» Short task
Compile every line that includes the word "this".

○ ○ ○ ○

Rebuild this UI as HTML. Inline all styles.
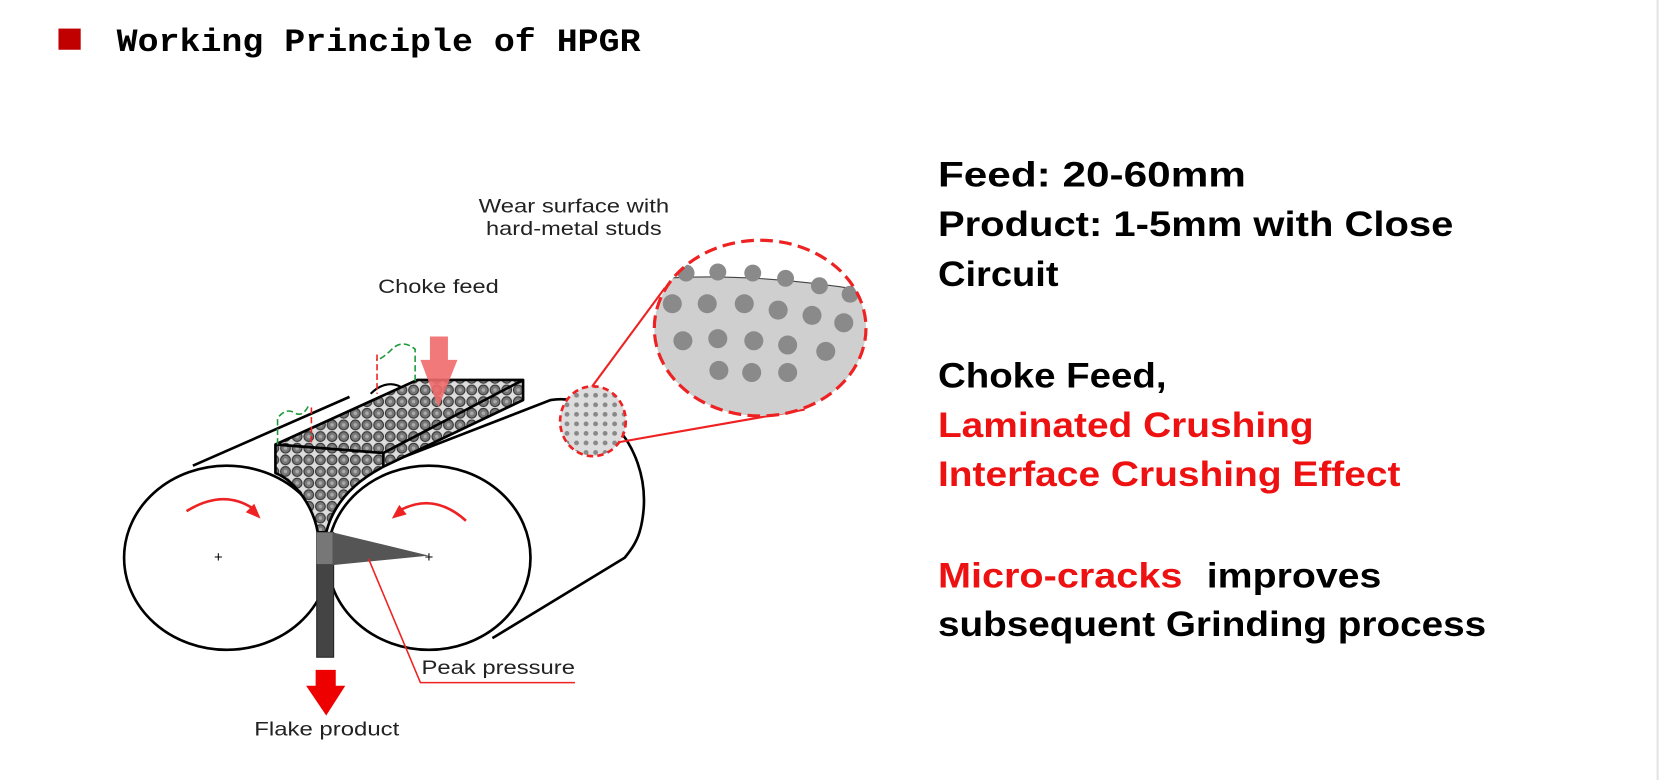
<!DOCTYPE html>
<html><head><meta charset="utf-8"><style>
html,body{margin:0;padding:0;background:#fff;width:1660px;height:780px;overflow:hidden}
svg{display:block}
</style></head><body>
<svg width="1660" height="780" viewBox="0 0 1568 737" xmlns="http://www.w3.org/2000/svg">
<defs>
<pattern id="peb" width="11" height="11" patternUnits="userSpaceOnUse">
<rect width="11" height="11" fill="#ddd"/>
<circle cx="5.5" cy="5.5" r="4.6" fill="#777" stroke="#333" stroke-width="1"/>
<circle cx="5.5" cy="5.5" r="1.7" fill="#aaa"/>
</pattern>
<pattern id="dots" width="9" height="9" patternUnits="userSpaceOnUse">
<rect width="9" height="9" fill="#ddd"/>
<circle cx="4.5" cy="4.5" r="2.3" fill="#888"/>
</pattern>
</defs>
<rect x="1565" y="0" width="2" height="737" fill="#e4e4e4"/>
<rect x="55" y="27" width="21" height="20" fill="#c00000"/>
<text x="110" y="48" font-family="Liberation Mono, monospace" font-weight="bold" font-size="31" textLength="495" lengthAdjust="spacingAndGlyphs">Working Principle of HPGR</text>

<g font-family="Liberation Sans, sans-serif" font-weight="bold" font-size="33">
<text x="886" y="176" textLength="291" lengthAdjust="spacingAndGlyphs">Feed:  20-60mm</text>
<text x="886" y="223" textLength="487" lengthAdjust="spacingAndGlyphs">Product: 1-5mm with Close</text>
<text x="886" y="270" textLength="114" lengthAdjust="spacingAndGlyphs">Circuit</text>
<text x="886" y="366" textLength="216" lengthAdjust="spacingAndGlyphs">Choke Feed,</text>
<text x="886" y="413" fill="#ee1111" textLength="355" lengthAdjust="spacingAndGlyphs">Laminated Crushing</text>
<text x="886" y="459" fill="#ee1111" textLength="437" lengthAdjust="spacingAndGlyphs">Interface Crushing Effect</text>
<text x="886" y="555" fill="#ee1111" textLength="231" lengthAdjust="spacingAndGlyphs">Micro-cracks</text>
<text x="1140" y="555" textLength="165" lengthAdjust="spacingAndGlyphs">improves</text>
<text x="886" y="601" textLength="518" lengthAdjust="spacingAndGlyphs">subsequent Grinding process</text>
</g>

<!-- cylinders back -->
<path d="M360,440 L520,378 C565,370 612,420 608,480 C606,505 600,515 590,527 L465,603" fill="#fff" stroke="#000" stroke-width="2.5"/>
<line x1="182" y1="440" x2="330" y2="375" stroke="#000" stroke-width="2.5"/>
<path d="M350,372 C360,362 372,360 382,368" fill="none" stroke="#000" stroke-width="2"/>
<ellipse cx="405" cy="527" rx="96" ry="87" fill="#fff" stroke="#000" stroke-width="2.5"/>
<ellipse cx="214" cy="527" rx="97" ry="87" fill="#fff" stroke="#000" stroke-width="2.5"/>
<!-- material -->
<path d="M260,420 L394,359 L494,359 L494,378 L362,441 C335,455 315,475 308,503 L300,503 C296,480 280,455 260,447 Z" fill="url(#peb)" stroke="#000" stroke-width="2.5" stroke-linejoin="round"/>
<path d="M260,420 L362,428 L494,359 M362,428 L362,441" fill="none" stroke="#000" stroke-width="2.5"/>
<rect x="299" y="503" width="16" height="118" fill="#444" stroke="#222"/>
<rect x="299" y="503" width="16" height="30" fill="#777"/>
<path d="M314,503 L405,525 L314,534 Z" fill="#555"/>
<text x="202" y="531" font-family="Liberation Sans, sans-serif" font-size="14">+</text>
<text x="401" y="531" font-family="Liberation Sans, sans-serif" font-size="14">+</text>
<!-- rotation arrows -->
<path d="M176,483 Q210,462 238,480" fill="none" stroke="#e22" stroke-width="2.5"/>
<path d="M246,490 L232,484 L240,476 Z" fill="#e22"/>
<path d="M440,492 Q410,465 378,482" fill="none" stroke="#e22" stroke-width="2.5"/>
<path d="M370,490 L384,486 L377,477 Z" fill="#e22"/>
<!-- squiggles -->
<path d="M262,420 L262,395 Q270,385 278,390 T292,382" fill="none" stroke="#1a9a3a" stroke-width="1.5" stroke-dasharray="6 3"/>
<line x1="294" y1="385" x2="294" y2="420" stroke="#e22" stroke-width="1.5" stroke-dasharray="6 3"/>
<path d="M392,360 L392,330 Q380,320 370,330 T355,340" fill="none" stroke="#1a9a3a" stroke-width="1.5" stroke-dasharray="6 3"/>
<line x1="356" y1="335" x2="356" y2="372" stroke="#e22" stroke-width="1.5" stroke-dasharray="6 3"/>
<!-- choke feed arrow -->
<path d="M406,318 L423,318 L423,340 L432,340 L414,385 L397,340 L406,340 Z" fill="#f06a6a" fill-opacity="0.9"/>
<!-- flake arrow -->
<path d="M298,633 L317,633 L317,648 L326,648 L308,676 L289,648 L298,648 Z" fill="#ee0000"/>
<polyline points="348,528 397,645 543,645" fill="none" stroke="#e22" stroke-width="1.5"/>
<g font-family="Liberation Sans, sans-serif" font-size="18" fill="#222">
<text x="357" y="277" textLength="114" lengthAdjust="spacingAndGlyphs">Choke feed</text>
<text x="452" y="201" textLength="180" lengthAdjust="spacingAndGlyphs">Wear surface with</text>
<text x="459" y="222" textLength="166" lengthAdjust="spacingAndGlyphs">hard-metal studs</text>
<text x="398" y="637" textLength="145" lengthAdjust="spacingAndGlyphs">Peak pressure</text>
<text x="240" y="695" textLength="137" lengthAdjust="spacingAndGlyphs">Flake product</text>
</g>
<!-- zoom callout -->
<line x1="535" y1="398" x2="628" y2="272" stroke="#e22" stroke-width="2"/>
<line x1="572" y1="420" x2="760" y2="387" stroke="#e22" stroke-width="2"/>
<ellipse cx="560" cy="398" rx="31" ry="33" fill="url(#dots)"/>
<ellipse cx="560" cy="398" rx="31" ry="33" fill="none" stroke="#e22" stroke-width="2.5" stroke-dasharray="6 4"/>
<clipPath id="bc"><ellipse cx="718" cy="310" rx="100" ry="83"/></clipPath>
<g clip-path="url(#bc)">
<path d="M600,265 Q700,255 820,275 L820,400 L600,400 Z" fill="#cfcfcf" stroke="#444" stroke-width="1"/>
<g fill="#8a8a8a">
<circle cx="648" cy="258" r="8"/><circle cx="678" cy="257" r="8"/><circle cx="711" cy="258" r="8"/><circle cx="742" cy="263" r="8"/><circle cx="774" cy="270" r="8"/><circle cx="803" cy="278" r="8"/>
<circle cx="635" cy="287" r="9"/><circle cx="668" cy="287" r="9"/><circle cx="703" cy="287" r="9"/><circle cx="735" cy="293" r="9"/><circle cx="767" cy="298" r="9"/><circle cx="797" cy="305" r="9"/>
<circle cx="645" cy="322" r="9"/><circle cx="678" cy="320" r="9"/><circle cx="712" cy="322" r="9"/><circle cx="744" cy="326" r="9"/><circle cx="780" cy="332" r="9"/>
<circle cx="679" cy="350" r="9"/><circle cx="710" cy="352" r="9"/><circle cx="744" cy="352" r="9"/>
</g>
</g>
<ellipse cx="718" cy="310" rx="100" ry="83" fill="none" stroke="#e22" stroke-width="3" stroke-dasharray="12 6"/>
</svg>
</body></html>
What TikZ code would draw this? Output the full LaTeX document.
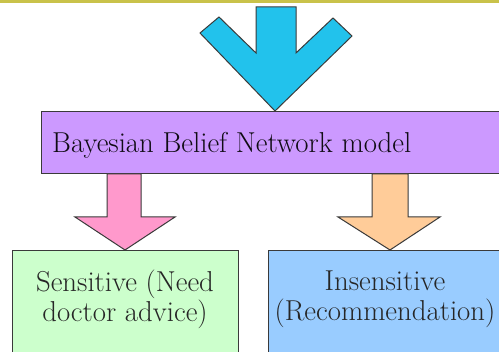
\documentclass[tikz,border=0pt]{standalone}
\definecolor{topline}{HTML}{C9C24A}
\definecolor{cyanarrow}{HTML}{22C2EC}
\definecolor{purplebox}{HTML}{CC99FF}
\definecolor{pinkarrow}{HTML}{FF99CC}
\definecolor{orangearrow}{HTML}{FFCC99}
\definecolor{greenbox}{HTML}{CCFFCC}
\definecolor{bluebox}{HTML}{99CCFF}
\definecolor{edgedark}{HTML}{3A3A3A}
\tikzset{
  shapeedge/.style={draw=edgedark, line width=1pt, line join=miter},
  boxtext/.style={font=\fontsize{28.8}{30}\selectfont, align=center, inner sep=0pt, text=black!85},
}
\begin{document}
\begin{tikzpicture}[x=1pt,y=-1pt]
\useasboundingbox (0,0) rectangle (499,352);
\clip (0,0) rectangle (499,352);
\fill[white] (0,0) rectangle (499,352);
% top rule
\fill[topline] (0,0) rectangle (499,3);
% cyan arrow
\draw[shapeedge, fill=cyanarrow] (256,7) -- (296,7) -- (296,53) -- (333,18) -- (352,36) -- (275,111) -- (200,33) -- (219,17) -- (256,53) -- cycle;
% purple box
\draw[shapeedge, fill=purplebox] (41,112) rectangle (510,174);
\node[boxtext, anchor=base west, text=black!80!purplebox!40!black] (bbn) at (52,153) {Bayesian Belief Network model};
% pink arrow
\draw[shapeedge, fill=pinkarrow] (107,174) -- (141,174) -- (141,217) -- (175,217) -- (125,250) -- (75,217) -- (107,217) -- cycle;
% orange arrow
\draw[shapeedge, fill=orangearrow] (372,174) -- (408,174) -- (408,217) -- (440,217) -- (390,250) -- (338,217) -- (372,217) -- cycle;
% lower boxes
\draw[shapeedge, fill=greenbox] (12,251) rectangle (238,360);
\draw[shapeedge, fill=bluebox] (268,251) rectangle (510,360);
\node[boxtext] (sens) at (125,299) {Sensitive (Need\\doctor advice)};
\node[boxtext] (insens) at (385,299) {Insensitive\\(Recommendation)};
\end{tikzpicture}
\end{document}
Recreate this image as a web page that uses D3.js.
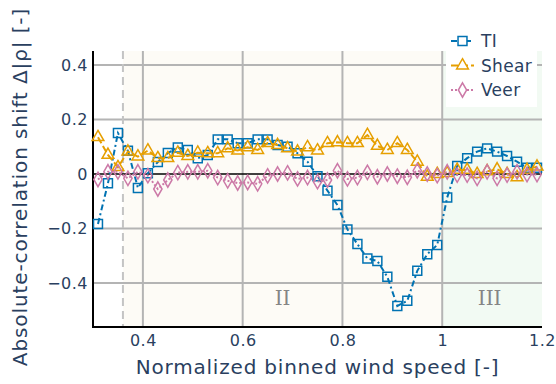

○ ○ ○ ○

» The solution
Rebuild this UI as HTML. Inline all styles.
What TikZ code would draw this? Output the full LaTeX document.
Recreate this image as a web page that uses D3.js.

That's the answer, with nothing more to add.